SAINT-DENIS, France (AP) — As they do every day at noon, the town hall bells played a cheeky little tune about a king who put his pants on back to front. Perhaps a good thing then, for French-British friendship and all of that, that King Charles III and Queen Camilla arrived a little too late to hear it.
The British royal couple swept into Saint-Denis just after its midday chimes, coming to sprinkle a little of their star power on the town north of Paris that drank up the attention on Thursday.
After all, it’s not every day that VIP visitors venture out here — one of the poorest and toughest parts of the Paris region. Residents were thrilled, welcoming the royals as a boost for the town with a reputation for crime, deep pockets of economic hardship, and where many are deprived of the wealth and opportunities that nearby Paris enjoys.
“When people speak of Saint-Denis, they say, ‘Oh ! Don’t go!,'” said Yannick Caillet, an assistant mayor. “We want to de-stigmatize the town.”
Charles and Camilla didn’t stay long — roughly an hour. They stuck to Saint-Denis’ prettiest parts — around its centuries-old basilica and the adjacent town hall with its quirky bells that twice-daily play tunes linked to France’s rich history of insurrection, challenging authority, and dethroning royals.
Heavy downpours in Saint-Denis, metal barriers and the security detail also kept crowds small and largely away from the royal party.
Still, the stop on the second day of their engagement-packed state visit offered Charles and Camilla a quick look at a world far removed from the lavish splendor France treated them to the previous day.
On day one, they got a grand dinner at Versailles Palace with Mick Jagger and actor Hugh Grant among guests, a parade down the Champs-Elysées, a flyover by jets trailing red, white and blue smoke in the Paris sky and lots of attention from French President Emmanuel Macron and his wife, Brigitte.
Macron didn’t join the royals in Saint-Denis but Brigitte did. She and Camilla played a bit of table tennis when meeting with kids.
At the Le Khédive cafe, owner Sid Ould-Moussa was told that the king planned to drop by and could he please prepare a table outside, with a chair for Charles — a history and architecture buff — facing the basilica?
“It’s excellent for the town, for us,” said Ould-Moussa. “It’s fabulous.”
Inside the cafe, language teachers Corinne Le Mage and Claire Pellistrandi were just tucking into lunches of veal and salmon when the king finally sat down, just a few feet (yards) away, to chat with a group of young job-seekers.
Gulp. The teachers said it would be a meal they’d long remember.
“We’re proud for the town,” said Le Mage.
“You can feel his sincerity,” Pellistrandi added. “It doesn’t seem like PR, which is what you generally get with politicians.”

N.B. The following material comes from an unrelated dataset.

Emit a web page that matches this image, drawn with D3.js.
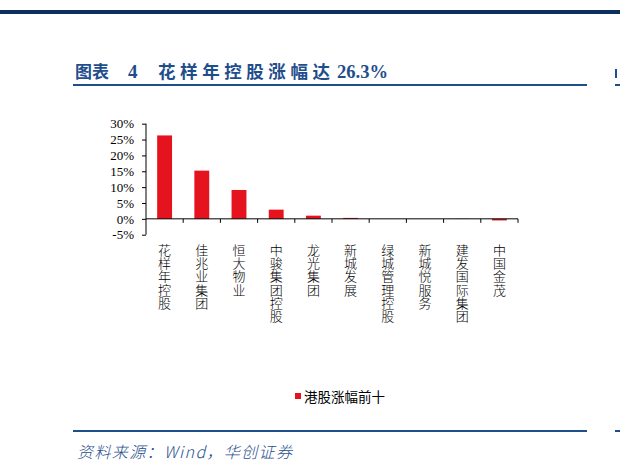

The town of Saint-Denis has a long relationship with royalty — and it hasn’t always been kind. In all, 42 kings, 32 queens and 63 princes and princesses were buried over the centuries in its basilica — only to be dug up again during the French Revolution and tossed into mass graves.
The towering basilica itself is built on the spot where a 3rd-century bishop, Denis, is said to have staggered to after he was executed in Paris, supposedly carrying his decapitated head as he walked six kilometers (nearly 4 miles) to what is now Saint-Denis.
The first king buried in the basilica was Dagobert. He’s remembered in a popular children’s song, “The Good King Dagobert,” that opponents of King Louis XVI sang to poke fun at him. The song tells how the king supposedly wore his pants back to front.
Louis was guillotined during the French Revolution. “The Good King Dagobert” is now played at noon by the bells of Saint-Denis’ town hall — seemingly a cheeky wink at the town’s royal history.
But Thursday was more about looking ahead and royals making new history.
Residents said Charles and Camilla’s visit put a positive light on the town.
“A lot of people are poor and it has a reputation as a cutthroat place,” said Yasmina Bedar, who was born in Saint-Denis and has lived there for 50 years.
“For a king in real flesh and blood to come to Saint-Denis of course can only help our image.”